С другой стороны, нам нет нужды излишне осложнять себе задачу, ставя ее в зависимость от учения о всеобщем детерминизме и в особенности от предположения, что человеческое поведение можно изучать научным путем (то есть с целью обнаружения в нем закономерностей) только в том случае, если никакой свободы воли не существует[3].

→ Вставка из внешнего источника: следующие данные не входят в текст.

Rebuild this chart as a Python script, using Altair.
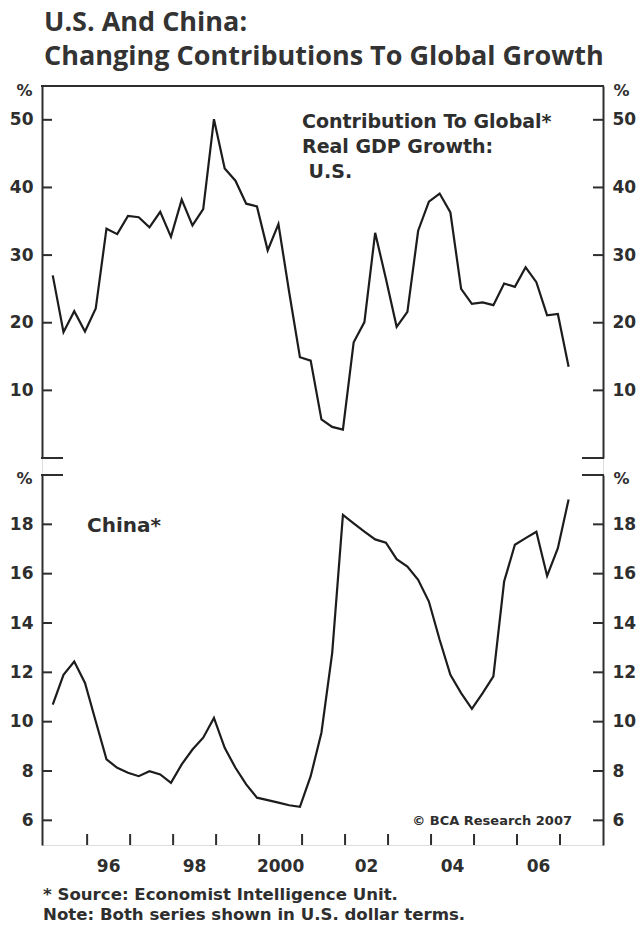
import altair as alt
import pandas as pd

# ---------------- data ----------------
quarters = [f"{y}Q{q}" for y in range(1995, 2008) for q in range(1, 5)][:49]

us_share = [
    27.0, 18.6, 21.7, 18.7,   # 1995
    22.1, 33.9, 33.1, 35.8,   # 1996
    35.6, 34.1, 36.4, 32.7,   # 1997
    38.2, 34.4, 36.8, 50.1,   # 1998
    42.8, 41.0, 37.6, 37.2,   # 1999
    30.7, 34.6, 24.5, 14.9,   # 2000
    14.4, 5.7, 4.6, 4.2,      # 2001
    17.1, 20.1, 33.3, 26.5,   # 2002
    19.4, 21.6, 33.6, 37.9,   # 2003
    39.1, 36.3, 25.0, 22.8,   # 2004
    23.0, 22.6, 25.8, 25.3,   # 2005
    28.2, 26.0, 21.1, 21.3,   # 2006
    13.5,                     # 2007
]

china_share = [
    10.69, 11.90, 12.44, 11.57,
    10.02, 8.47, 8.13, 7.93,
    7.79, 7.99, 7.86, 7.52,
    8.27, 8.87, 9.35, 10.15,
    8.94, 8.13, 7.46, 6.92,
    6.82, 6.72, 6.61, 6.55,
    7.79, 9.55, 12.78, 18.38,
    18.04, 17.70, 17.39, 17.26,
    16.59, 16.29, 15.75, 14.87,
    13.32, 11.90, 11.16, 10.52,
    11.16, 11.84, 15.68, 17.17,
    17.44, 17.70, 15.91, 17.03,
    19.01,
]

us_ticks = [10, 20, 30, 40, 50]
china_ticks = [6, 8, 10, 12, 14, 16, 18]
year_ticks = list(range(1996, 2008))
year_labels = [1996, 1998, 2000, 2002, 2004, 2006]
year_label_text = ["96", "98", "2000", "02", "04", "06"]

title_lines = ["U.S. And China:", "Changing Contributions To Global Growth"]
us_note = "Contribution To Global*\nReal GDP Growth:\n\u200b\u00a0U.S."
china_note = "China*"
copyright_note = "\u00a9 BCA Research 2007"
footnotes = "* Source: Economist Intelligence Unit.\nNote: Both series shown in U.S. dollar terms."


def qpos(q):
    y, n = q.split("Q")
    return int(y) + (int(n) - 1) * 0.25 + 0.2


df = pd.DataFrame({"t": [qpos(q) for q in quarters], "us": us_share, "china": china_share})

# ---------------- layout ----------------
W, H = 561, 759
TOP_H = 372
BOT_Y = 389
INK = "#2e2e2e"
LINE = "#1c1c1c"
FONT = "DejaVu Sans"

xscale = alt.Scale(domain=[1994.95, 2008.0], nice=False, zero=False)
us_scale = alt.Scale(domain=[0, 55], range=[TOP_H, 0], nice=False, zero=False)
cn_scale = alt.Scale(domain=[5, 20], range=[H, BOT_Y], nice=False, zero=False)


def yaxis(orient, values, title_y):
    right = orient == "right"
    return alt.Axis(
        orient=orient, values=values, ticks=False, labelPadding=9, grid=False,
        domain=True, domainColor=INK, domainWidth=2,
        labelFont=FONT, labelFontSize=17, labelFontWeight="bold", labelColor=INK,
        labelFlush=False, labelOverlap=False,
        title="%", titleAngle=0, titleAlign="left" if right else "right",
        titleBaseline="alphabetic", titleX=10 if right else -10, titleY=title_y,
        titleFont=FONT, titleFontSize=16, titleFontWeight="bold", titleColor=INK,
    )


def frame_rule(x0, x1, y0):
    return alt.Chart(pd.DataFrame({"k": [0]})).mark_rule(
        color=INK, strokeWidth=2, strokeCap="square"
    ).encode(x=alt.value(x0), x2=alt.value(x1), y=alt.value(y0))


def note(text, x, y, size, align="left", line_height=24):
    return alt.Chart(pd.DataFrame({"txt": [text]})).mark_text(
        font=FONT, fontSize=size, fontWeight="bold", color=INK, align=align,
        baseline="alphabetic", lineBreak="\n", lineHeight=line_height,
    ).encode(text="txt:N", x=alt.value(x), y=alt.value(y))


# ---------------- top panel: U.S. ----------------
us_line = alt.Chart(df).mark_line(color=LINE, strokeWidth=2.2).encode(
    x=alt.X("t:Q", scale=xscale, axis=None),
    y=alt.Y("us:Q", scale=us_scale, axis=None),
)
us_tick_df = pd.DataFrame({"v": us_ticks})
us_left = alt.Chart(us_tick_df).mark_rule(color=INK, strokeWidth=2).encode(
    y=alt.Y("v:Q", scale=us_scale, axis=yaxis("left", us_ticks, 9)),
    x=alt.value(0), x2=alt.value(10),
)
us_right = alt.Chart(us_tick_df).mark_rule(color=INK, strokeWidth=2).encode(
    y=alt.Y("v:Q", scale=us_scale, axis=yaxis("right", us_ticks, 9)),
    x=alt.value(W - 10), x2=alt.value(W),
)
top = alt.layer(
    us_left, us_right, us_line,
    frame_rule(0, W, 0),
    frame_rule(0, 20, TOP_H), frame_rule(W - 20, W, TOP_H),
    note(us_note, 260, 42, 19, line_height=25),
).resolve_axis(y="independent")

# ---------------- bottom panel: China ----------------
cn_line = alt.Chart(df).mark_line(color=LINE, strokeWidth=2.2).encode(
    x=alt.X(
        "t:Q", scale=xscale,
        axis=alt.Axis(
            orient="bottom", values=year_ticks, labels=False, ticks=False, grid=False,
            domain=True, domainColor=INK, domainWidth=2, title="",
        ),
    ),
    y=alt.Y("china:Q", scale=cn_scale, axis=None),
)
cn_tick_df = pd.DataFrame({"v": china_ticks})
cn_left = alt.Chart(cn_tick_df).mark_rule(color=INK, strokeWidth=2).encode(
    y=alt.Y("v:Q", scale=cn_scale, axis=yaxis("left", china_ticks, BOT_Y + 8)),
    x=alt.value(0), x2=alt.value(10),
)
cn_right = alt.Chart(cn_tick_df).mark_rule(color=INK, strokeWidth=2).encode(
    y=alt.Y("v:Q", scale=cn_scale, axis=yaxis("right", china_ticks, BOT_Y + 8)),
    x=alt.value(W - 10), x2=alt.value(W),
)
yr_ticks = alt.Chart(pd.DataFrame({"yr": year_ticks})).mark_rule(color=INK, strokeWidth=2).encode(
    x=alt.X("yr:Q", scale=xscale, axis=None),
    y=alt.value(H), y2=alt.value(H - 11),
)
yr_labels = alt.Chart(pd.DataFrame({"yr": year_labels, "lab": year_label_text})).transform_calculate(
    mid="datum.yr + 0.5"
).mark_text(
    font=FONT, fontSize=17, fontWeight="bold", color=INK, align="center", baseline="alphabetic",
).encode(
    x=alt.X("mid:Q", scale=xscale, axis=None),
    y=alt.value(H + 27),
    text="lab:N",
)
bottom = alt.layer(
    cn_left, cn_right, cn_line, yr_ticks, yr_labels,
    frame_rule(0, 20, BOT_Y), frame_rule(W - 20, W, BOT_Y),
    note(china_note, 45, 446, 20),
    note(copyright_note, 530, 739, 13, align="right"),
    note(footnotes, 1, 814, 16.6, line_height=20),
).resolve_axis(y="independent")

chart = alt.layer(top, bottom).resolve_scale(y="independent").properties(
    width=W, height=H,
    padding={"left": 42, "top": 86, "right": 34, "bottom": 81},
    autosize=alt.AutoSizeParams(type="none"),
    title=alt.TitleParams(
        text=title_lines, anchor="start", frame="group", font="Open Sans", fontSize=27,
        fontWeight="bold", color="#333333", lineHeight=34, offset=11, dx=2,
    ),
).configure_view(stroke=None).configure(background="white")

chart.save("out.html", embed_options={"renderer": "svg", "actions": False})
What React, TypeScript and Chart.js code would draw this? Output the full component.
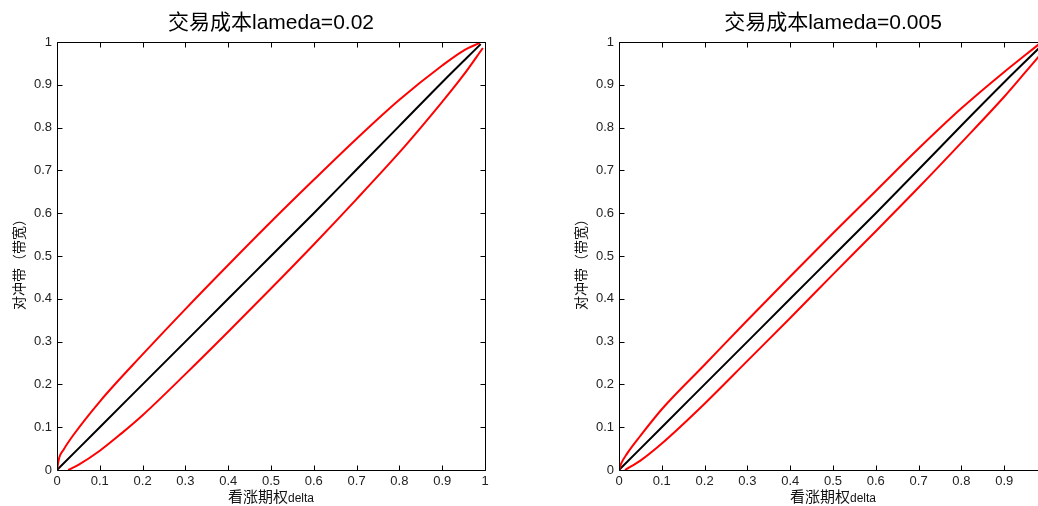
import React, { useEffect, useRef } from "react";
import { Chart, registerables } from "chart.js";

Chart.register(...registerables);

// ---------- data ----------
const TICK_VALUES = [0, 0.1, 0.2, 0.3, 0.4, 0.5, 0.6, 0.7, 0.8, 0.9, 1];

const leftTitle = "交易成本lameda=0.02";
const rightTitle = "交易成本lameda=0.005";
const xTitleCJK = "看涨期权";
const xTitleLatin = "delta";
const yTitle = "对冲带（带宽）";

const leftUpperX = [0, 0.005, 0.015, 0.037, 0.1, 0.2, 0.3, 0.4, 0.5, 0.6, 0.7, 0.8, 0.9, 0.95, 0.988];
const leftUpperY = [0, 0.028, 0.047, 0.08, 0.16, 0.27, 0.376, 0.479, 0.58, 0.678, 0.774, 0.865, 0.945, 0.98, 0.998];
const leftMidX = [0, 0.1, 0.2, 0.3, 0.4, 0.5, 0.6, 0.7, 0.8, 0.9, 0.99];
const leftMidY = [0, 0.1, 0.2, 0.3, 0.4, 0.5, 0.6, 0.702, 0.804, 0.906, 0.995];
const leftLowerX = [0.026, 0.05, 0.1, 0.15, 0.2, 0.3, 0.4, 0.5, 0.6, 0.7, 0.8, 0.85, 0.9, 0.95, 0.995];
const leftLowerY = [0, 0.012, 0.045, 0.085, 0.128, 0.224, 0.323, 0.424, 0.527, 0.633, 0.742, 0.8, 0.86, 0.923, 0.986];

const rightUpperX = [0, 0.005, 0.02, 0.05, 0.1, 0.2, 0.3, 0.4, 0.5, 0.6, 0.7, 0.8, 0.9, 0.95, 0.985];
const rightUpperY = [0, 0.015, 0.04, 0.08, 0.142, 0.246, 0.35, 0.452, 0.553, 0.652, 0.751, 0.845, 0.93, 0.97, 0.998];
const rightMidX = [0, 0.1, 0.2, 0.3, 0.4, 0.5, 0.6, 0.7, 0.8, 0.9, 0.99];
const rightMidY = [0, 0.1, 0.2, 0.3, 0.4, 0.5, 0.6, 0.702, 0.805, 0.906, 0.994];
const rightLowerX = [0.014, 0.05, 0.1, 0.2, 0.3, 0.4, 0.5, 0.6, 0.7, 0.8, 0.9, 0.95, 0.98, 1];
const rightLowerY = [0, 0.022, 0.062, 0.155, 0.255, 0.355, 0.457, 0.558, 0.66, 0.765, 0.872, 0.93, 0.965, 0.99];

// ---------- helpers ----------
const LATIN = '"Liberation Sans", "Noto Sans CJK SC", sans-serif';
const CJK = '"Noto Sans CJK SC", "Liberation Sans", sans-serif';

function pts(xs: number[], ys: number[]) {
  return xs.map((x, i) => ({ x, y: ys[i] }));
}

const framePlugin = (title: string) => ({
  id: "matlabFrame",
  afterDraw(chart: any) {
    const { ctx, chartArea } = chart;
    const { left, right, top, bottom } = chartArea;
    const xs = chart.scales.x;
    const ys = chart.scales.y;
    ctx.save();
    ctx.strokeStyle = "#000";
    ctx.lineWidth = 1;
    const L = Math.round(left) + 0.5;
    const R = Math.round(right) + 0.5;
    const T = Math.round(top) + 0.5;
    const B = Math.round(bottom) + 0.5;
    ctx.beginPath();
    ctx.rect(L, T, R - L, B - T);
    ctx.stroke();
    const tl = 5;
    ctx.beginPath();
    for (const v of TICK_VALUES) {
      const px = Math.round(xs.getPixelForValue(v)) + 0.5;
      ctx.moveTo(px, B);
      ctx.lineTo(px, B - tl);
      ctx.moveTo(px, T);
      ctx.lineTo(px, T + tl);
      const py = Math.round(ys.getPixelForValue(v)) + 0.5;
      ctx.moveTo(L, py);
      ctx.lineTo(L + tl, py);
      ctx.moveTo(R, py);
      ctx.lineTo(R - tl, py);
    }
    ctx.stroke();

    const cx = (left + right) / 2;
    // title
    ctx.fillStyle = "#000";
    ctx.font = `21px ${LATIN}`;
    ctx.textAlign = "center";
    ctx.textBaseline = "middle";
    ctx.fillText(title, cx, 23);

    // x title
    ctx.textBaseline = "alphabetic";
    ctx.textAlign = "left";
    ctx.font = `15px ${CJK}`;
    const w1 = ctx.measureText(xTitleCJK).width;
    ctx.font = `12px ${LATIN}`;
    const w2 = ctx.measureText(xTitleLatin).width;
    const sx = cx - (w1 + w2) / 2;
    ctx.fillStyle = "#111";
    ctx.font = `15px ${CJK}`;
    ctx.fillText(xTitleCJK, sx, 502);
    ctx.font = `12px ${LATIN}`;
    ctx.fillText(xTitleLatin, sx + w1, 502);

    // y title
    ctx.save();
    ctx.translate(19, (top + bottom) / 2 + 5);
    ctx.rotate(-Math.PI / 2);
    ctx.font = `14px ${CJK}`;
    ctx.textAlign = "center";
    ctx.textBaseline = "middle";
    ctx.fillText(yTitle, 0, 0);
    ctx.restore();

    ctx.restore();
  },
});

function makeConfig(title: string, ux: number[], uy: number[], mx: number[], my: number[], lx: number[], ly: number[]): any {
  const tickFmt = (v: any) => {
    const n = Number(Number(v).toFixed(1));
    return String(n);
  };
  const lineBase = { showLine: true, borderWidth: 2, pointRadius: 0, cubicInterpolationMode: "monotone" };
  return {
    type: "scatter",
    data: {
      datasets: [
        { ...lineBase, data: pts(ux, uy), borderColor: "#ff0000" },
        { ...lineBase, data: pts(mx, my), borderColor: "#000000" },
        { ...lineBase, data: pts(lx, ly), borderColor: "#ff0000" },
      ],
    },
    options: {
      responsive: false,
      animation: false,
      devicePixelRatio: 1,
      layout: { padding: { left: 0, right: 34, top: 42, bottom: 0 } },
      plugins: { legend: { display: false }, tooltip: { enabled: false }, title: { display: false } },
      scales: {
        x: {
          type: "linear",
          min: 0,
          max: 1,
          grid: { display: false, drawTicks: false },
          border: { display: false },
          ticks: {
            stepSize: 0.1,
            padding: 4,
            color: "#222",
            font: { family: LATIN, size: 13 },
            maxRotation: 0,
            autoSkip: false,
            callback: tickFmt,
          },
          afterFit: (s: any) => {
            s.height = 36;
          },
        },
        y: {
          type: "linear",
          min: 0,
          max: 1,
          grid: { display: false, drawTicks: false },
          border: { display: false },
          ticks: {
            stepSize: 0.1,
            padding: 5,
            color: "#222",
            font: { family: LATIN, size: 13 },
            autoSkip: false,
            callback: tickFmt,
          },
          afterFit: (s: any) => {
            s.width = 57;
          },
        },
      },
    },
    plugins: [framePlugin(title)],
  };
}

function Panel(props: { left: number; config: any }) {
  const ref = useRef<HTMLCanvasElement | null>(null);
  useEffect(() => {
    if (!ref.current) return;
    const c = new Chart(ref.current, props.config);
    return () => c.destroy();
  }, []);
  return (
    <canvas
      ref={ref}
      width={519}
      height={506}
      style={{ position: "absolute", left: props.left, top: 0, width: 519, height: 506 }}
    />
  );
}

export default function App() {
  const leftCfg = makeConfig(leftTitle, leftUpperX, leftUpperY, leftMidX, leftMidY, leftLowerX, leftLowerY);
  const rightCfg = makeConfig(rightTitle, rightUpperX, rightUpperY, rightMidX, rightMidY, rightLowerX, rightLowerY);
  return (
    <div
      style={{
        position: "fixed",
        left: 0,
        top: 0,
        width: 1038,
        height: 506,
        overflow: "hidden",
        background: "#fff",
      }}
    >
      <Panel left={0} config={leftCfg} />
      <Panel left={562} config={rightCfg} />
    </div>
  );
}
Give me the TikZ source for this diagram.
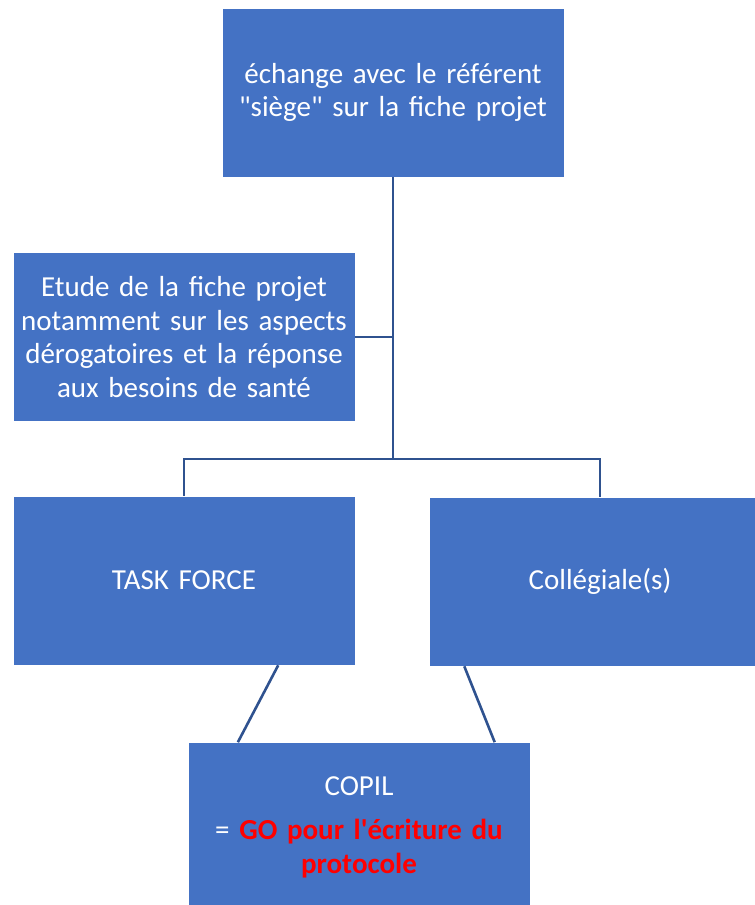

Нет причин отрицать существование феноменов, известных нам только благодаря интроспекции; некоторые философы указали на невозможность выполнения программы Карнапа (принимаемой бихевиористами за догму), то есть перевода всех утверждений о психических состояниях на «физикалистский язык», как он его называет. Я бы пошел еще дальше и сказал, что и физику невозможно выразить на одном только физикалистском языке, поскольку она является эмпирической наукой только в той мере, в какой включает в себя утверждение о том, что ее теории подтверждаются данными чувств; но мы не можем приписать последнему термину, то есть чувствам, какой-либо смысл, не предполагая при этом понятия субъекта. Если попросить физика рассказать, как он проверил такую-то гипотезу, он скажет: «Я сделал то-то и то-то; и я увидел то-то и то-то…» Если вы ему не верите, он пригласит вас принять участие в эксперименте, и вы можете затем сказать: «Да, я тоже вижу… вот это двигается сюда и сюда… я вижу теперь вот этот цвет, линию или что там у вас». Следовательно, вы не можете представить отчет об эмпирических основаниях физики, не услышав и не высказав местоимение «я». Но какой именно смысл вы можете приписать этому слову, если не использовать знание, полученное благодаря интроспекции, и если не постулировать наличие других разумов, процессы в которых похожи на те, что в наблюдении доступны только вам одному?